Author:Catherine Steadman

* * *

I see you. Little girl in the back seat of a car, in a world of your own, safe. The babble of parents up front. Perhaps you felt the air change as the moment came, an unexpected intake of breath from the driver, a tensing, a sudden movement of the wheel, a jerk. Your gaze flashing forward too late. Did she turn to you, your mother? Did she catch your eye before it hit, her last instinct to protect you?

I cannot presume to know what happened in those last moments. The life you came from, the ones who loved you, taken from you.

The car impacted, flipped, skidded and came to a stop in a gully beyond the road. In the silence that followed that deafening noise you slowly came to; your own cries inaudible beneath the buzz in your ears. Around you glass, and twisted metal, the taste of blood and the thick fug of gasoline. Your left arm broken, torn muscles in your neck and both shoulders. Broken ribs. You hung suspended by nothing but your seatbelt.

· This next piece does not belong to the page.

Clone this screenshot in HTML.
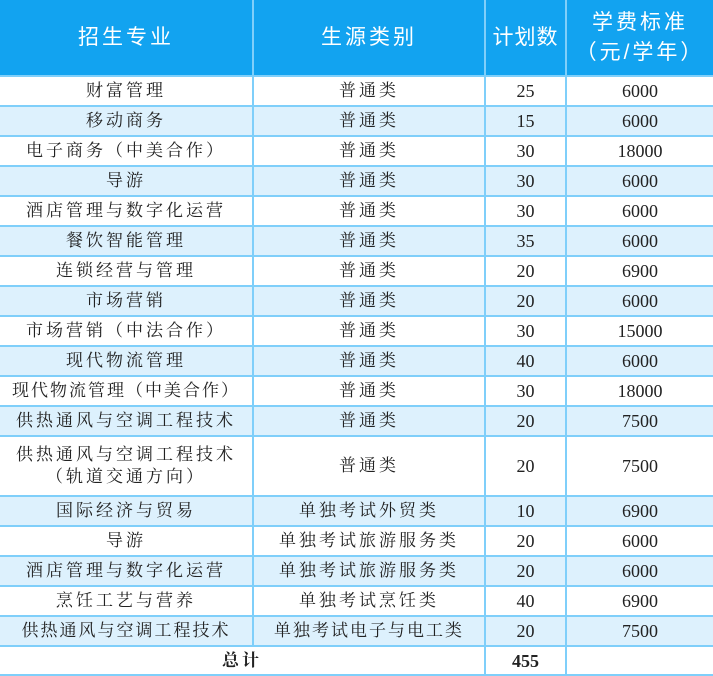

You all hung; a silent family suspended as if stopped in time. Your mother’s auburn hair swaying just out of reach, the car’s windshield decimated, plant life inching deep into the car. Whether you said her name or not, I do not know, whether you leant forward to try and wake her I do not know; but she would not have stirred. She was an object jostled, nothing more. Your father beside her, equally silent.

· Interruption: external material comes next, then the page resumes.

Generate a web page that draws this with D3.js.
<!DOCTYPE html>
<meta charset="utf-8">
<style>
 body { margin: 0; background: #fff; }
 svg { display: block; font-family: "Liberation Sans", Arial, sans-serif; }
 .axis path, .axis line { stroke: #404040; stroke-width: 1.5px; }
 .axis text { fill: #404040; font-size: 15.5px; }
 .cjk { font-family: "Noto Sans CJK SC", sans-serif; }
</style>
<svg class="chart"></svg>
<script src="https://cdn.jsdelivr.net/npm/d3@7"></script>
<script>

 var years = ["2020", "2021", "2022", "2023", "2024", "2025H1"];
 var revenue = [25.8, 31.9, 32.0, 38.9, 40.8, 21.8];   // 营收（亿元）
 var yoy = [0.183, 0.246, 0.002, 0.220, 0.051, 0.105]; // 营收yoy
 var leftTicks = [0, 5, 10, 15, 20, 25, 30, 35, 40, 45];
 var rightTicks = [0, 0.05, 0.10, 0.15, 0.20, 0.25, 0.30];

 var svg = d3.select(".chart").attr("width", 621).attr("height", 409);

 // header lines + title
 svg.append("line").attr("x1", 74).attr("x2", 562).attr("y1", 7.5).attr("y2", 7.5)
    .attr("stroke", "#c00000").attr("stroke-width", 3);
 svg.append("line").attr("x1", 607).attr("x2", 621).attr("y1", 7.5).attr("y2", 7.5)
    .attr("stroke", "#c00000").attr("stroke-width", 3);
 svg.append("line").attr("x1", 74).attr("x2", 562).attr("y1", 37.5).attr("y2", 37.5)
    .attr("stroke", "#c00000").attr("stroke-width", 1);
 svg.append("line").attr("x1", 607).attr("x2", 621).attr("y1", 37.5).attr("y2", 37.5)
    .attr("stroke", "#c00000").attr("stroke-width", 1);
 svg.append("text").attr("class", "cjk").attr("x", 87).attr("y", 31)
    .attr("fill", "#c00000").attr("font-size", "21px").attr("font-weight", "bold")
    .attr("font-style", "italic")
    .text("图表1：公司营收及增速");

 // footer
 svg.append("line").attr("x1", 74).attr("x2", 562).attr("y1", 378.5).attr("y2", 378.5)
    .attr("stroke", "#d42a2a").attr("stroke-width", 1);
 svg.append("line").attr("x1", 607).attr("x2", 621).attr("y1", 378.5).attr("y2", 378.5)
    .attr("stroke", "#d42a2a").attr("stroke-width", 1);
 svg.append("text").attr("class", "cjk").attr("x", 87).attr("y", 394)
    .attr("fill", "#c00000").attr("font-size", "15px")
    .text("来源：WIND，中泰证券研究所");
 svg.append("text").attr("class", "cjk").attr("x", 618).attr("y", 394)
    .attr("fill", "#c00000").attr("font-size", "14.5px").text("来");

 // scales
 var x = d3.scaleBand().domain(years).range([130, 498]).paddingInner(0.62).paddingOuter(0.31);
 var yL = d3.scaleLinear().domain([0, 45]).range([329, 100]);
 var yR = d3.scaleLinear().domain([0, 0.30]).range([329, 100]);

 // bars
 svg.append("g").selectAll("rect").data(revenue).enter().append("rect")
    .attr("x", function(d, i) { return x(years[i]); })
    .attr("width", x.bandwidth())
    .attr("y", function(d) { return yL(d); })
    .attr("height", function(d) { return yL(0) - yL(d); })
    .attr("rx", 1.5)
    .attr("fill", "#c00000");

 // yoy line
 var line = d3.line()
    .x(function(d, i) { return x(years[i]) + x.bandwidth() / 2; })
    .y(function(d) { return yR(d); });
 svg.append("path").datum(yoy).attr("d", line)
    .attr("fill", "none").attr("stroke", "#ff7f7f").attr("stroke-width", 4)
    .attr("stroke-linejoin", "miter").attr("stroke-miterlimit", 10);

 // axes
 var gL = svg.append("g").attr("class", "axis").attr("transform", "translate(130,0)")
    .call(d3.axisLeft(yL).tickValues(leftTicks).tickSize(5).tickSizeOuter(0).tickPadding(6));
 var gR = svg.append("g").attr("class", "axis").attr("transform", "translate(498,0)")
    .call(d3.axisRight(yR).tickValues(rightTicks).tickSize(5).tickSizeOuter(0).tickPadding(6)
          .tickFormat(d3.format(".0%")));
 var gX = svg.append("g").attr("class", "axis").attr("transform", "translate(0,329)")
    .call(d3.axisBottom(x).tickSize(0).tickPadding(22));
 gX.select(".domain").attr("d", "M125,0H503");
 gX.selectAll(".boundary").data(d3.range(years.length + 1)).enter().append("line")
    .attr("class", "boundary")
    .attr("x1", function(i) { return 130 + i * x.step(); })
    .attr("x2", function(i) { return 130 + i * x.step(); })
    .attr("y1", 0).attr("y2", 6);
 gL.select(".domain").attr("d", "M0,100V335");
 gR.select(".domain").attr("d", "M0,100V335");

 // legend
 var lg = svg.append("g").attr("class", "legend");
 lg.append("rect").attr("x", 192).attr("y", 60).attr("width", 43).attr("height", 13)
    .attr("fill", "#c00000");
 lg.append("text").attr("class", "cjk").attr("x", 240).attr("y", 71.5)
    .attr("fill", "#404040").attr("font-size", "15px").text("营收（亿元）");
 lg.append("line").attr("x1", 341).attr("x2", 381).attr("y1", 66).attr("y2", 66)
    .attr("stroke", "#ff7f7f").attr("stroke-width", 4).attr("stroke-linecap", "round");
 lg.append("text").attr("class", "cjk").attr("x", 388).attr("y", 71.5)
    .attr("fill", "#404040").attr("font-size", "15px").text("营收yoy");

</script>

I don’t know how long you waited and hoped and tried to rouse those silent bodies. But after a time, an animal instinct moved you. Even at eleven years old you knew to cut your losses, to chew through a trap. Or perhaps you thought you could save them, get help, that someone else would come.

You disengaged your seatbelt and tumbled into the roof well, scrambling out on bleeding hands and knees. In my mind, Harriet, you did not look back as you passed them. You did not want to remember them that way.

The dead feel different, don’t they? Once the light has gone, the people we loved become strangers, don’t they? We cannot reach them and something different is left in their place.

You clambered out of that broken windshield, snagged by branches and barbs of twisted metal. You did not pull a phone from their pockets; you did not think to do so in your rush.

I have no doubt that over the years, you have stewed over why you did not think to do that in the moment. But, rest assured, there was nothing you could have done for them; I have seen the medical reports; they left you before you even knew.

Back on the road, shaking and bruised, you saw what hit you. He was there. His car tipped, immobile, its windshield shattered milky by the impact. You saw him, pinned by his own steering wheel, shivering, crying, his body trapped in the twisted metal.

Did you speak to him? Did he scream for help, shriek his regret? I imagine, even at your age, you could tell he was drunk, that this was why you had lost everything. Judging by what you did next, I think there can be no doubt about that.

Crashed cars rarely explode in real life, but small fires are common. A spark at the front of his vehicle. A fuel leak at the back. The two so rarely connect.

There was a witness. A local woman, a farmer. She heard the sound of the crash and rushed across her fields towards a pillar of smoke. As she ran, she saw a girl standing by the wreckage. She saw flames lick along the ground, from one end of the car to the other. A rush of burning heat along the tarmac like a magnesium strip, there and then gone. She watched as the car’s cabin exploded into flames, as you stood motionless beside it. The screams from inside it jolted her into a run. She ran to you but by the time she reached you the screaming had stopped.

A short sharp shock and your work was done.

Later, when questioned, she could not be sure what she had seen. Whether you had tried to put the flames out as they went past you or if you had been doing something else. When the police arrived, you did not speak.

* * *

We both know what happened that morning. And Harriet, my dear, let me tell you as an outside observer, what you did that day could never have been different.